DATA FOR PROCESSING:
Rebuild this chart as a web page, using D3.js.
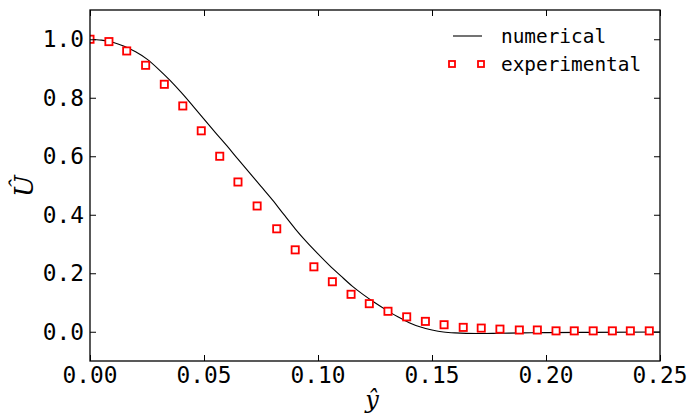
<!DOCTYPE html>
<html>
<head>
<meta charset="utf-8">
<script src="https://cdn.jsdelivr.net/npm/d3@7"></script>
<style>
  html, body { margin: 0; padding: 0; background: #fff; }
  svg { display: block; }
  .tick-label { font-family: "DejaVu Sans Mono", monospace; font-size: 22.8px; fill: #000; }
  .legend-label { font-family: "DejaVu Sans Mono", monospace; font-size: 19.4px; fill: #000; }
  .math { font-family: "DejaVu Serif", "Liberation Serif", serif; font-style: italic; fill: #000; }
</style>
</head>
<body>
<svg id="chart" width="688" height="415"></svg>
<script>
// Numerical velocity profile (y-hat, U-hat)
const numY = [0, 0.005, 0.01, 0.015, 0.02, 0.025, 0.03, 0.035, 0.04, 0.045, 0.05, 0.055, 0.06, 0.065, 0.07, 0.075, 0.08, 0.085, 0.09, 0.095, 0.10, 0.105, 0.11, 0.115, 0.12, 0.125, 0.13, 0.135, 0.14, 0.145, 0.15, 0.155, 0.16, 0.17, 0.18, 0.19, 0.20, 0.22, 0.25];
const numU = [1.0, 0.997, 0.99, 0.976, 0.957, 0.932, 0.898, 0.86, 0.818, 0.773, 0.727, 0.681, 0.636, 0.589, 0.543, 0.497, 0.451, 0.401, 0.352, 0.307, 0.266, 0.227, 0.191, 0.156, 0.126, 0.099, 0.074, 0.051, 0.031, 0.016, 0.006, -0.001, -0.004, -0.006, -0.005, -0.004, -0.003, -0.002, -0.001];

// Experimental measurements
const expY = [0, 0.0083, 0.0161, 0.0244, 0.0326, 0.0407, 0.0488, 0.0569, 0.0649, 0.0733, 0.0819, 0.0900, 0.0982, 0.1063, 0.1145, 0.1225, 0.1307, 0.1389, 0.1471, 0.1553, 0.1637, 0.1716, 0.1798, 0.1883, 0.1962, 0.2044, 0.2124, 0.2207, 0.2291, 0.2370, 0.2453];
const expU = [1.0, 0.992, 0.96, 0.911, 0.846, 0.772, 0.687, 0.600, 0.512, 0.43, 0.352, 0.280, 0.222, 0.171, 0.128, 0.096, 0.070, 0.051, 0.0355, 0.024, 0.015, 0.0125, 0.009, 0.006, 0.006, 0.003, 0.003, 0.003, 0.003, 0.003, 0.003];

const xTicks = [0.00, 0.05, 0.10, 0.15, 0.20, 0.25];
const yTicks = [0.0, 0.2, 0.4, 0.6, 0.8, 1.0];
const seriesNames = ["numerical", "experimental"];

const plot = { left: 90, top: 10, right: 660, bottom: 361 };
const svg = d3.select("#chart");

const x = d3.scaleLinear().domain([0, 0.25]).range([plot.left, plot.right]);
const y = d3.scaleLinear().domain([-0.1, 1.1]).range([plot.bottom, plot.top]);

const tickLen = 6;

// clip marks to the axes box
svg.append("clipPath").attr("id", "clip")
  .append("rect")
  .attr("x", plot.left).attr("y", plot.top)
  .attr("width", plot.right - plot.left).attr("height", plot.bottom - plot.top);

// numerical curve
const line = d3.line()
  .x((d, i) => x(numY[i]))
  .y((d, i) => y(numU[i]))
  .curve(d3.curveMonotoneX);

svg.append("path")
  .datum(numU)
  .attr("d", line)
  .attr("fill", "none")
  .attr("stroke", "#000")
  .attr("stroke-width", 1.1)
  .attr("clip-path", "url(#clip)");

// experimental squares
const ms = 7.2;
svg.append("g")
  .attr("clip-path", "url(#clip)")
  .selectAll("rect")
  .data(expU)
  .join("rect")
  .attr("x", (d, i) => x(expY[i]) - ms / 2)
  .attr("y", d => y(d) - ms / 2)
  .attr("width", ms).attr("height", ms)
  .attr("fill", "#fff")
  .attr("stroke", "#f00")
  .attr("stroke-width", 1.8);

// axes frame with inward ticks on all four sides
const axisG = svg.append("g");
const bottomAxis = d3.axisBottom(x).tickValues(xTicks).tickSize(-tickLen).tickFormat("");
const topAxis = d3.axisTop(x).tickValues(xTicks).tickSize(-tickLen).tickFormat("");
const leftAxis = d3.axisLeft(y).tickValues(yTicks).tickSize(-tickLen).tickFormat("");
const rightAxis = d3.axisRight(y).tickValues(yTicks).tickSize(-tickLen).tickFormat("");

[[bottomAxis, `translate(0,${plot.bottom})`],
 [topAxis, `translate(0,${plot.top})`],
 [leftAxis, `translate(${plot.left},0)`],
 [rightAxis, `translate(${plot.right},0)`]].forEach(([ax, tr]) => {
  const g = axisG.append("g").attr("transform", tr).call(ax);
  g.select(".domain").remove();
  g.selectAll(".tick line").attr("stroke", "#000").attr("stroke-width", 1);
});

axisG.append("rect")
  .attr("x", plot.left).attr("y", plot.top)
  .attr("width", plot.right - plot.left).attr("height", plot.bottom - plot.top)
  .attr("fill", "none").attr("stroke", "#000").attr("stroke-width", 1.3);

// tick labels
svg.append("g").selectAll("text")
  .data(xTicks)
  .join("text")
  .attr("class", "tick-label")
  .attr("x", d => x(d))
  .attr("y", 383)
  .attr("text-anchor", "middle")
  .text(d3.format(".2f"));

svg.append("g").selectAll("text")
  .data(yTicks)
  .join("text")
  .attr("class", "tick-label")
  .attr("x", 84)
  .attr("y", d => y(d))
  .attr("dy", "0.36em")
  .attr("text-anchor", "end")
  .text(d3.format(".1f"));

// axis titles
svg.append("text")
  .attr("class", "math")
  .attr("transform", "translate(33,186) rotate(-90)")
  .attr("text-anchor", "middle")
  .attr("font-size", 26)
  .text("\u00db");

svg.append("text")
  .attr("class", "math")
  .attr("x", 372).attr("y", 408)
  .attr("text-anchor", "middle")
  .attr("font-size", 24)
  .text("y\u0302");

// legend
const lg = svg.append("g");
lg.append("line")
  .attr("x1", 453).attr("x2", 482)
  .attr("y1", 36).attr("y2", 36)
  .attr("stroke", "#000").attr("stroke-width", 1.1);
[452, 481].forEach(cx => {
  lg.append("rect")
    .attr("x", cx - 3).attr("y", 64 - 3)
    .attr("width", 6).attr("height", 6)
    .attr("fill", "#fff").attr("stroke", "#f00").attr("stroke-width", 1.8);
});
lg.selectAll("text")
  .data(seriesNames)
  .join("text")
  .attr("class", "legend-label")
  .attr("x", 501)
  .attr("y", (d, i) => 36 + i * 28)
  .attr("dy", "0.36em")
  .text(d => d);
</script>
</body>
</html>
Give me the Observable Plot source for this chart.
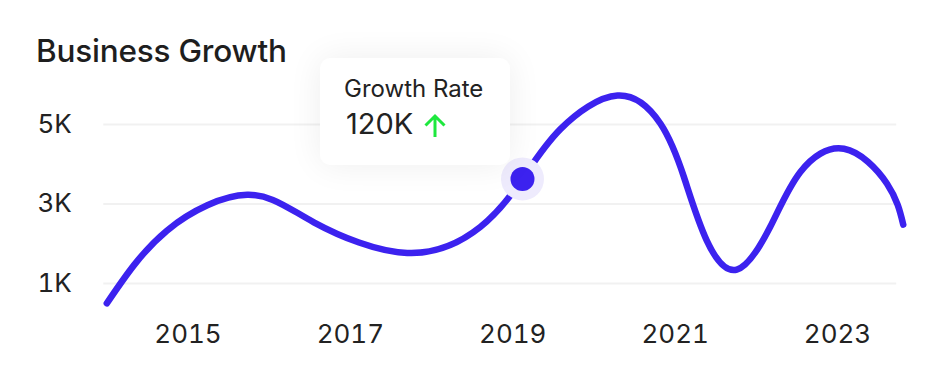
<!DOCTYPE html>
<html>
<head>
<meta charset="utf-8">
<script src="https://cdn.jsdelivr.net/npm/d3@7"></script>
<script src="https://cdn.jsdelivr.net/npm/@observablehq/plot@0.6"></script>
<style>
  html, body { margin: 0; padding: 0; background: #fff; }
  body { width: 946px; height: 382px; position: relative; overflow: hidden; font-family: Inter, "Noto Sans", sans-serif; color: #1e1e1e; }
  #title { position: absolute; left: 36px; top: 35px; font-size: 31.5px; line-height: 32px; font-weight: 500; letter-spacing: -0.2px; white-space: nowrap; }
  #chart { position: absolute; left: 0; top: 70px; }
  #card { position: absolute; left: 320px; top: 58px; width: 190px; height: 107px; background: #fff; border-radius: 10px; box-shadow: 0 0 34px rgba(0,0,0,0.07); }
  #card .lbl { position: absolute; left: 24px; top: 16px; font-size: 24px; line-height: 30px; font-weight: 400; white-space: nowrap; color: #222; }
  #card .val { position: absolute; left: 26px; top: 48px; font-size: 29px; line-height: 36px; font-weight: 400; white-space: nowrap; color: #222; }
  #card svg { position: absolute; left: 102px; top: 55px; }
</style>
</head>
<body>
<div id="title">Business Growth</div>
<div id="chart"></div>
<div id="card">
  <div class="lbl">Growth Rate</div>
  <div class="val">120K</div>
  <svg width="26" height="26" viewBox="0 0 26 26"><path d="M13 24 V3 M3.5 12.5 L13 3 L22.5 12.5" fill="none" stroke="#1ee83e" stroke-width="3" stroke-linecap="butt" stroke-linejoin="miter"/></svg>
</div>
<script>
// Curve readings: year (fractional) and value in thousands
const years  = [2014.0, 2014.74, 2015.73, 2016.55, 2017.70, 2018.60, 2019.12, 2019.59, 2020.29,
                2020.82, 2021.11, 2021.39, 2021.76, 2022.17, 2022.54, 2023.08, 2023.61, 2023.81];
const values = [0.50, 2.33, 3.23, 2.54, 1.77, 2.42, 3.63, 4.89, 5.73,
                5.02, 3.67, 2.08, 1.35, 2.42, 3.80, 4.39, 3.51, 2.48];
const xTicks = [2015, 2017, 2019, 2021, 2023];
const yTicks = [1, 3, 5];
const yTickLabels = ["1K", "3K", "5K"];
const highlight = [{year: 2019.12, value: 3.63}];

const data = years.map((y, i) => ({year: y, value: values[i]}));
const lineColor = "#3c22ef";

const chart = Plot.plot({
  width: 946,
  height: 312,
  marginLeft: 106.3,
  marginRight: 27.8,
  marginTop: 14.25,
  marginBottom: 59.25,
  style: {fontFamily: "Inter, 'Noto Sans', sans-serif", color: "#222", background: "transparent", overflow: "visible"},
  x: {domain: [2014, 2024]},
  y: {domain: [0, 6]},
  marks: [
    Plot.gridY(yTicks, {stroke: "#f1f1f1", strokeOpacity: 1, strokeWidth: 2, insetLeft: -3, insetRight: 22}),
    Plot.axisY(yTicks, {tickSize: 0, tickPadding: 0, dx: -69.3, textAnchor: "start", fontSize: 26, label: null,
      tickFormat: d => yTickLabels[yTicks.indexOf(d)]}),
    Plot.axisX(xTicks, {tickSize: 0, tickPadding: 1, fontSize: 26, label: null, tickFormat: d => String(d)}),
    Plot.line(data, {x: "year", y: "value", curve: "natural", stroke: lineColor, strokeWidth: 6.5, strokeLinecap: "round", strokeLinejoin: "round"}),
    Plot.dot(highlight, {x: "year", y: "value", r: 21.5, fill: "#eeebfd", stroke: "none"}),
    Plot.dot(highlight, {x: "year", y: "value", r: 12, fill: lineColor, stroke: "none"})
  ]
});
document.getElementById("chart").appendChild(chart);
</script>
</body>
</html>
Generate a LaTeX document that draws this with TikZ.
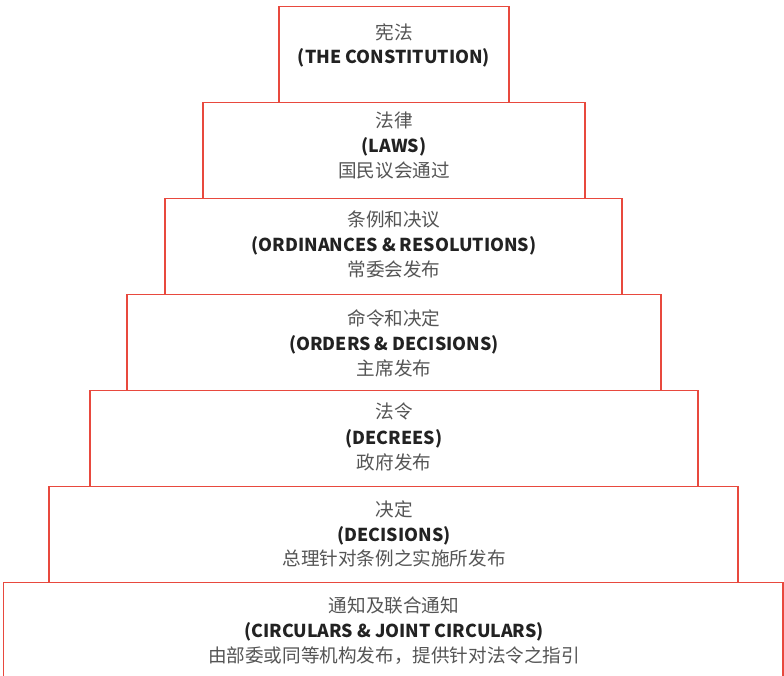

TASK DESCRIPTION:
Filter the data for the string "chart" and copy every line that has it.

SOLUTION FOR THIS TASK:
Rebuild this chart as a web page, using D3.js.
<svg id="chart" width="688" height="415"></svg>
const svg = d3.select("#chart");
Give me the Observable Plot source for this chart.
  #chart { position: absolute; left: 0; top: 70px; }
<div id="chart"></div>
const chart = Plot.plot({
document.getElementById("chart").appendChild(chart);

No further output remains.